The Rookies drama series was awarded five of the possible nine awards at the 58th Television Drama Academy Awards in 2008. Rookies was awarded best drama; Ryuta Sato was awarded best actor; Hayato Ichihara was awarded best supporting actor; "Kiseki" by Greeeen was awarded best theme song and Nikogaku Nine was awarded the special award. Rookies was highly commended as one of the best drama series at the 2008 Asian Television Awards.

Document of Rookies ~Sotsugyō debut at 15th on the Oricon charts between April 21–28, 2009 with 9,141 copies sold. It sold 3,092 copies during June 1–7, 2009 to be ranked tenth. It sold 2,648 copies the following week and dropped to rank 20.

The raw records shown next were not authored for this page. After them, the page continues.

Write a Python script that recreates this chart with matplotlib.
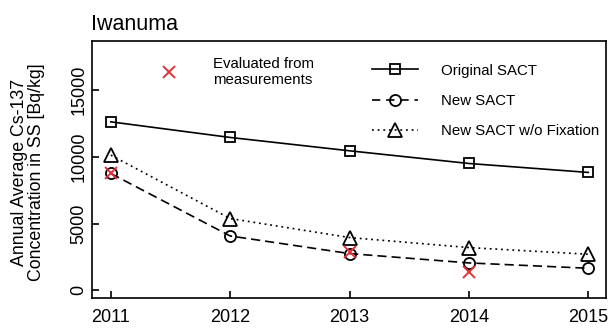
import matplotlib.pyplot as plt
from matplotlib.lines import Line2D

plt.rcParams['font.family'] = ['Liberation Sans', 'DejaVu Sans']

# Annual average Cs-137 in suspended sediment, Iwanuma
years = [2011, 2012, 2013, 2014, 2015]
original_sact = [12620, 11450, 10450, 9500, 8830]
new_sact = [8750, 4070, 2750, 2050, 1650]
new_sact_nofix = [10125, 5375, 3950, 3200, 2700]

meas_years = [2011, 2013, 2014]
meas_values = [8750, 2900, 1350]

yticks = [0, 5000, 10000, 15000]

red = '#e3303a'
lw = 1.2
dash = (5.5, 3.0)
dot = (1.1, 2.3)

fig = plt.figure(figsize=(6.09, 3.31), dpi=100)
ax = fig.add_axes([0.1506, 0.0988, 0.8444, 0.7773])

ax.plot(years, original_sact, color='black', lw=lw, marker='s', ms=7.5,
        mfc='none', mew=1.3)
ax.plot(years, new_sact, color='black', lw=lw, dashes=dash, marker='o',
        ms=8, mfc='none', mew=1.3)
ax.plot(years, new_sact_nofix, color='black', lw=lw, dashes=dot,
        marker='^', ms=9.5, mfc='none', mew=1.3)
ax.plot(meas_years, meas_values, ls='none', marker='x', color=red,
        ms=8, mew=1.4)

ax.set_xlim(2010.84, 2015.148)
ax.set_ylim(-600, 18675)
ax.set_xticks(years)
ax.set_yticks(yticks)
ax.set_yticklabels([str(v) for v in yticks], rotation=90, va='center')
ax.tick_params(direction='in', length=5, width=1.2, labelsize=13)
ax.tick_params(axis='x', pad=8)
ax.tick_params(axis='y', pad=3)
for s in ax.spines.values():
    s.set_linewidth(1.2)

ax.set_ylabel('Annual Average Cs-137\nConcentration in SS [Bq/kg]',
              fontsize=12.8, linespacing=1.0)
ax.yaxis.set_label_coords(-0.09, 0.49)
fig.text(0.149, 0.908, 'Iwanuma', fontsize=15.5, ha='left', va='baseline')

# key for the measured points
ax.plot([2011.49], [16330], ls='none', marker='x', color=red, ms=8, mew=1.4)
ax.text(2011.854, 16330, 'Evaluated from\nmeasurements', fontsize=10.8,
        va='center', ha='left', linespacing=1.2)

handles = [
    Line2D([], [], color='black', lw=lw, marker='s', ms=7.5, mfc='none', mew=1.3),
    Line2D([], [], color='black', lw=lw, dashes=(5, 3.5), marker='o', ms=8,
           mfc='none', mew=1.3),
    Line2D([], [], color='black', lw=lw, dashes=dot, marker='^', ms=9.5,
           mfc='none', mew=1.3),
]
labels = ['Original SACT', 'New SACT', 'New SACT w/o Fixation']
ax.legend(handles, labels, loc='upper left', bbox_to_anchor=(0.546, 0.912),
          frameon=False, fontsize=10.8, handlelength=3.05, handletextpad=1.5,
          labelspacing=1.08, borderpad=0, borderaxespad=0)

fig.savefig('out.png', dpi=100)
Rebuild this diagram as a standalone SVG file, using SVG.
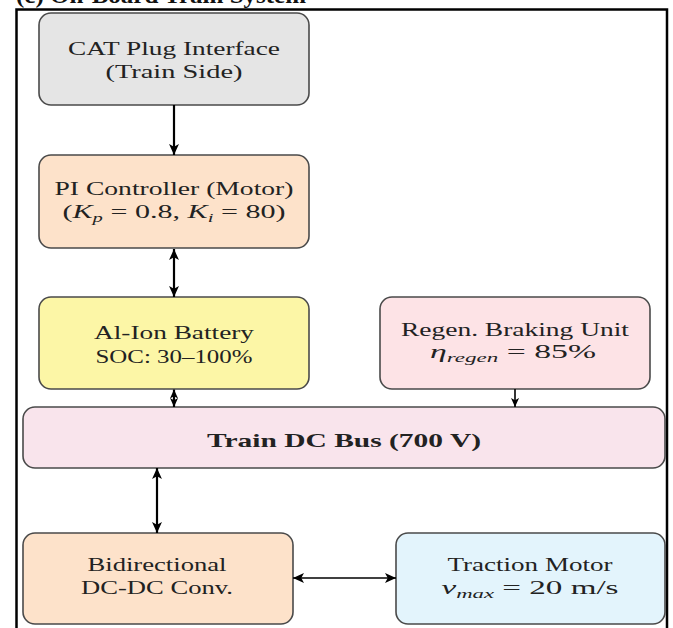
<svg xmlns="http://www.w3.org/2000/svg" width="673" height="628" viewBox="0 0 673 628">
  <style>
    .box { stroke: #4a4a4a; stroke-width: 1.6; }
    .t { font-family: "Liberation Serif", "Times New Roman", serif; font-size: 19px; fill: #222; text-anchor: middle; }
    .b { font-weight: bold; }
    .i { font-style: italic; }
    .sub { font-style: italic; font-size: 13px; }
    .c-thick { stroke: #000; stroke-width: 2.2; fill: none; }
    .c-thin { stroke: #000; stroke-width: 1.6; fill: none; }
  </style>
  <defs>
    <marker id="ah" viewBox="0 0 10 10" refX="10" refY="5" markerWidth="11" markerHeight="11" markerUnits="userSpaceOnUse" orient="auto-start-reverse">
      <path d="M0,0.5 L10,5 L0,9.5 L2.5,5 z" fill="#000"/>
    </marker>
    <marker id="ahs" viewBox="0 0 10 10" refX="10" refY="5" markerWidth="9" markerHeight="9" markerUnits="userSpaceOnUse" orient="auto-start-reverse">
      <path d="M0,0.5 L10,5 L0,9.5 L2.5,5 z" fill="#000"/>
    </marker>
  </defs>
  <rect width="673" height="628" fill="#fff"/>

  <!-- title (cut off at top) -->
  <text x="16" y="3" font-family="Liberation Serif, Times New Roman, serif" font-size="24" font-weight="bold" fill="#111" textLength="290" lengthAdjust="spacingAndGlyphs">(c) On-Board Train System</text>

  <!-- frame -->
  <path d="M16.5,628 V9.5 H667 V628" fill="none" stroke="#000" stroke-width="2.5"/>

  <g id="cat">
    <rect class="box" x="39" y="13" width="270" height="92" rx="12" fill="#e5e5e5"/>
    <text class="t" x="174" y="55" textLength="212" lengthAdjust="spacingAndGlyphs">CAT Plug Interface</text>
    <text class="t" x="174" y="78" textLength="137" lengthAdjust="spacingAndGlyphs">(Train Side)</text>
  </g>

  <g id="pi">
    <rect class="box" x="39" y="155" width="270" height="93" rx="12" fill="#fde2ca"/>
    <text class="t" x="174" y="195" textLength="239" lengthAdjust="spacingAndGlyphs">PI Controller (Motor)</text>
    <text class="t" x="174" y="218" textLength="223" lengthAdjust="spacingAndGlyphs">(<tspan class="i">K</tspan><tspan class="sub" dy="4">p</tspan><tspan dy="-4"> = 0.8, </tspan><tspan class="i">K</tspan><tspan class="sub" dy="4">i</tspan><tspan dy="-4"> = 80)</tspan></text>
  </g>

  <g id="battery">
    <rect class="box" x="39" y="297" width="270" height="92" rx="12" fill="#fcf6a6"/>
    <text class="t" x="174" y="339" textLength="160" lengthAdjust="spacingAndGlyphs">Al-Ion Battery</text>
    <text class="t" x="174" y="363" textLength="157" lengthAdjust="spacingAndGlyphs">SOC: 30–100%</text>
  </g>

  <g id="regen">
    <rect class="box" x="380" y="297" width="270" height="92" rx="12" fill="#fde3e6"/>
    <text class="t" x="515" y="336" textLength="228" lengthAdjust="spacingAndGlyphs">Regen.  Braking Unit</text>
    <text class="t" x="513" y="358" textLength="166" lengthAdjust="spacingAndGlyphs"><tspan class="i">η</tspan><tspan class="sub" dy="4">regen</tspan><tspan dy="-4">  =  85%</tspan></text>
  </g>

  <g id="bus">
    <rect class="box" x="23" y="407" width="642" height="61" rx="12" fill="#f9e4ec"/>
    <text class="t b" x="344" y="447" textLength="274" lengthAdjust="spacingAndGlyphs">Train DC Bus (700 V)</text>
  </g>

  <g id="converter">
    <rect class="box" x="23" y="533" width="270" height="91" rx="12" fill="#fde2ca"/>
    <text class="t" x="157" y="571" textLength="139" lengthAdjust="spacingAndGlyphs">Bidirectional</text>
    <text class="t" x="157" y="594" textLength="152" lengthAdjust="spacingAndGlyphs">DC-DC Conv.</text>
  </g>

  <g id="motor">
    <rect class="box" x="396" y="533" width="269" height="91" rx="12" fill="#e3f4fc"/>
    <text class="t" x="530" y="571" textLength="165" lengthAdjust="spacingAndGlyphs">Traction Motor</text>
    <text class="t" x="530" y="594" textLength="177" lengthAdjust="spacingAndGlyphs"><tspan class="i">v</tspan><tspan class="sub" dy="4">max</tspan><tspan dy="-4">  =  20 m/s</tspan></text>
  </g>

  <g id="connectors">
    <line class="c-thick" x1="174" y1="105" x2="174" y2="155" marker-end="url(#ah)"/>
    <line class="c-thick" x1="174" y1="249" x2="174" y2="297" marker-start="url(#ah)" marker-end="url(#ah)"/>
    <line class="c-thick" x1="174" y1="389.5" x2="174" y2="407" marker-start="url(#ahs)" marker-end="url(#ahs)"/>
    <line class="c-thin" x1="515" y1="389" x2="515" y2="407" marker-end="url(#ahs)"/>
    <line class="c-thick" x1="157" y1="468" x2="157" y2="533" marker-start="url(#ah)" marker-end="url(#ah)"/>
    <line class="c-thin" x1="293" y1="578" x2="396" y2="578" marker-start="url(#ah)" marker-end="url(#ah)"/>
  </g>
</svg>
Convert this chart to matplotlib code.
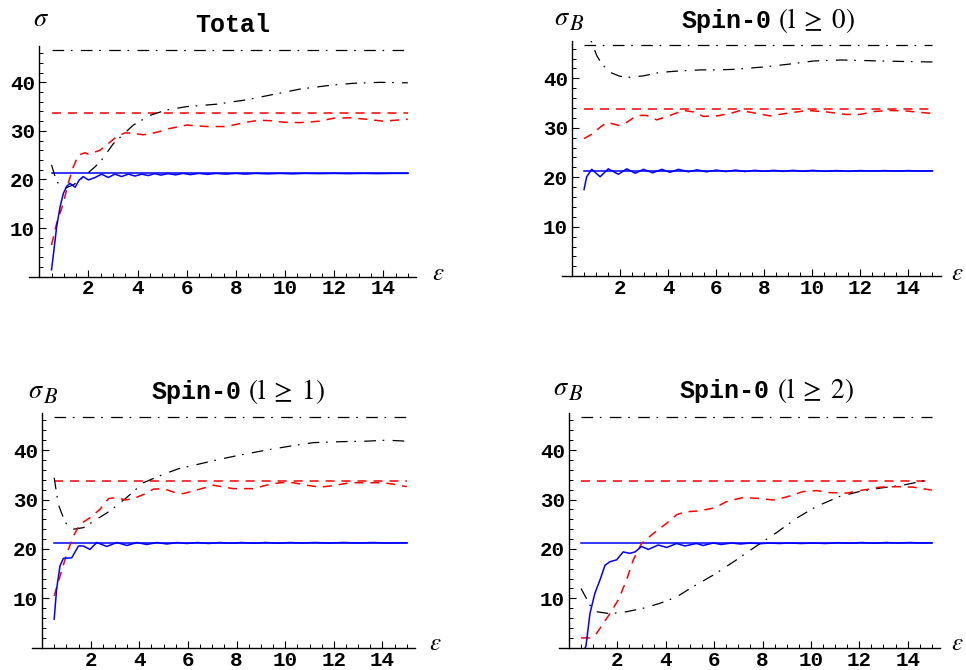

Rookies: Graduation topped the Japanese box office chart when it premiered on May 30, 2009, earning the equivalent of US$12,703,775 over the May 30–31 weekend. It continued to top the Japanese box office chart the following weekend, earning US$12,703,775 that weekend. It was ranked second on the box office chart to Terminator Salvation, earning US$8,278,440 that weekend. It rose back to top the box office charts on the June 20–21 weekend, earning US$6,404,066 that weekend. On the fifth weekend, the movie dropped to second place behind Evangelion: 2.0 You Can (Not) Advance, earning US$4,290,266 that weekend. On its sixth weekend on the box office charts, it stayed at second place, earning US$2,933,634 that weekend. In its seventh weekend, Rookies: Graduation fell to fourth place and earned US$1,894,007, and has grossed US$82 million as of July 15. In its eighth weekend, Rookies: Graduation, fell to 8th place and earned US$1,129,349. In its ninth weekend, Rookies: Graduation rose to sixth place and earned US$748,804.